The binary and ternary nanosystems were tested on cytotoxic effects (Figures 9(a) and 9(b)). In comparing the results from the assays we notice that a magnitude of an effect for each nanosystem is different. Nevertheless, Trypan Blue data demonstrated a similar tendency of the nanoparticles to induce the cytotoxicity as compared with MTT data. The results of MTT assays also revealed a dose-dependent decrease in viability for both cell lines exposed to either silver or cisplatin conjugated nanoparticles. In the study, as anticipated, copolymers did not exhibit any toxicity to both cell types. At the same time the polymer nanoparticles loaded with cisplatin caused the cytotoxic effect in cell lines at 10 μg/mL (40–44% in U-937), and so did silver nanoparticles (Polymer/Ag) at the same concentration (72–76% in U-937 and 86–92% in K-562 provided by MTT assay), although the toxic effect of nanosilver on a cell viability was greater than ones of polymer/cisplatin.
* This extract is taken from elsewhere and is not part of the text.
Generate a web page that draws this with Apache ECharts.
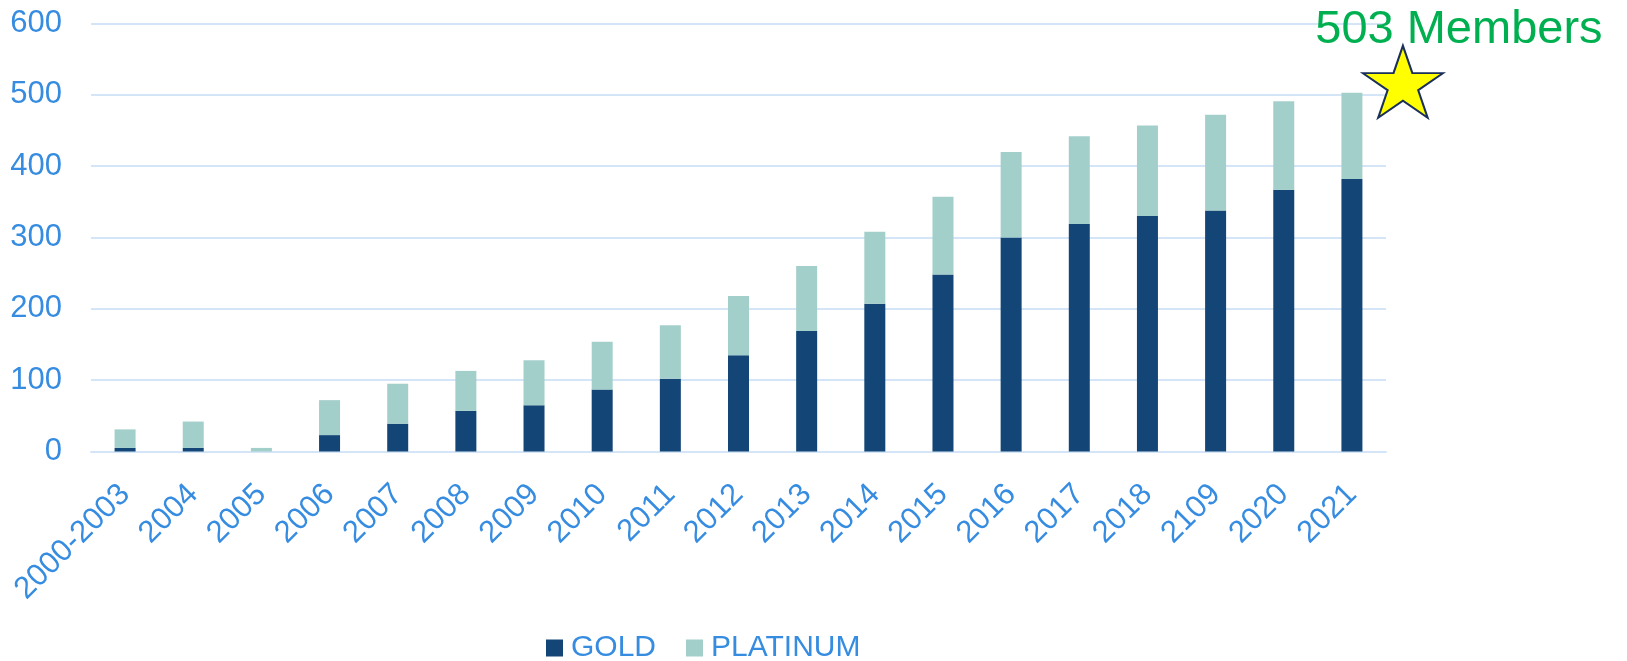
<!DOCTYPE html>
<html>
<head>
<meta charset="utf-8">
<script src="https://cdn.jsdelivr.net/npm/echarts@6/dist/echarts.min.js"></script>
<style>
  html, body { margin: 0; padding: 0; background: #fff; }
  #main { width: 1627px; height: 661px; }
</style>
</head>
<body>
<div id="main"></div>
<script>
const categories = ["2000-2003", "2004", "2005", "2006", "2007", "2008", "2009", "2010", "2011",
  "2012", "2013", "2014", "2015", "2016", "2017", "2018", "2109", "2020", "2021"];
const gold = [5, 5, 0, 23, 39, 57, 65, 87, 102, 135, 169, 207, 248, 300, 319, 330, 338, 367, 382];
const platinum = [26, 37, 5, 49, 56, 56, 63, 67, 75, 83, 91, 101, 109, 120, 123, 127, 134, 124, 121];
const yTicks = [0, 100, 200, 300, 400, 500, 600];

const FONT = "'Liberation Sans', Arial, sans-serif";
const BLUE_TEXT = '#368CE0';
const GRID_LINE = '#D3E5F6';

// star marker sits at the last stacked total
const lastIdx = categories.length - 1;
const lastTotal = gold[lastIdx] + platinum[lastIdx];
const STAR = 'path://M50,0 L61.2,34.5 L97.6,34.5 L68.2,55.9 L79.4,90.5 L50,69.1 L20.6,90.5 L31.8,55.9 L2.4,34.5 L38.8,34.5 Z';

const chart = echarts.init(document.getElementById('main'));

chart.setOption({
  animation: false,
  textStyle: { fontFamily: FONT },
  grid: { left: 91, right: 241, top: 23.5, bottom: 209.5, containLabel: false },
  legend: {
    left: 541,
    top: 628,
    itemWidth: 17,
    itemHeight: 17,
    itemGap: 30,
    icon: 'rect',
    textStyle: { color: BLUE_TEXT, fontSize: 30, fontFamily: FONT, padding: [0, 0, 0, 3] },
    data: ['GOLD', 'PLATINUM']
  },
  xAxis: {
    type: 'category',
    data: categories,
    axisLine: { lineStyle: { color: GRID_LINE, width: 2 } },
    axisTick: { show: false },
    axisLabel: {
      interval: 0,
      rotate: 45,
      margin: 38,
      color: BLUE_TEXT,
      fontSize: 31,
      fontFamily: FONT
    }
  },
  yAxis: {
    type: 'value',
    min: yTicks[0],
    max: yTicks[yTicks.length - 1],
    interval: 100,
    axisLine: { show: false },
    axisTick: { show: false },
    axisLabel: { color: BLUE_TEXT, fontSize: 31, fontFamily: FONT, margin: 29 },
    splitLine: { lineStyle: { color: GRID_LINE, width: 2 } }
  },
  series: [
    {
      name: 'GOLD',
      type: 'bar',
      stack: 'members',
      barWidth: 21,
      itemStyle: { color: '#134676' },
      data: gold
    },
    {
      name: 'PLATINUM',
      type: 'bar',
      stack: 'members',
      barWidth: 21,
      itemStyle: { color: '#A3CFCA' },
      data: platinum,
      markPoint: {
        silent: true,
        data: [{
          coord: [categories[lastIdx], lastTotal],
          symbol: STAR,
          symbolSize: [80, 72],
          symbolOffset: [51, -11],
          itemStyle: { color: '#FFFF00', borderColor: '#1A2F5A', borderWidth: 2 },
          label: {
            show: true,
            position: 'inside',
            offset: [56, -52],
            formatter: lastTotal + ' Members',
            color: '#00B050',
            fontSize: 47,
            fontFamily: FONT
          }
        }]
      }
    }
  ]
});

window.addEventListener('resize', () => { chart.resize(); });
</script>
</body>
</html>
The data from the cytotoxic studies indicate that nanosilver induces toxicity in cells. However, when the copolymers were conjugated to both nanosilver and cisplatin, such a nanosystem displayed less cytotoxic effect compared to the conjugates of dextran-polyacrylamide and cisplatin.

4. Conclusions

The goal of cancer treatment is to kill as many cancer cells as possible without affecting healthy cells. The present research revealed the efficiency of nanodelivery anticancer systems based on the branched copolymer dextran-graft-polyacrylamide and cisplatin. These systems have shown several promising characteristics which can improve traditional chemotherapy. The main advantage of our approach is in target delivery of toxic drugs. It is assumed that it will be used for the treatment of tumor cells possessing phagocytic activity such as leukemia M3–leukemia M5 (acute monocytic leukemia, acute promyelocytic leukemia, acute myelomonocytic leukemia, and FAB classification) without damaging healthy tissue. Our experiment proved that nanocontainers of the particles are nontoxic, which is important in the therapy session. Further studies are needed to turn concept of nanotechnology into practical application (in vitro and in vivo) and to elucidate correct drug doses and optimal copolymer internal structure for ideal release of therapeutical agent encapsulated in polymer molecule for the treatment of cancer cells.

The effect of nanosilver on cell viability was lower than the one of polymer/cisplatin. The data from the cytotoxic studies indicate that nanosilver induces toxicity in cells. However, when the copolymers were conjugated to both nanosilver and cisplatin, such a nanosystem displayed less cytotoxic effect compared to the conjugates of dextran-polyacrylamide and cisplatin.

Conflicts of Interest

The authors declare that there are no conflicts of interest regarding the publication of this paper.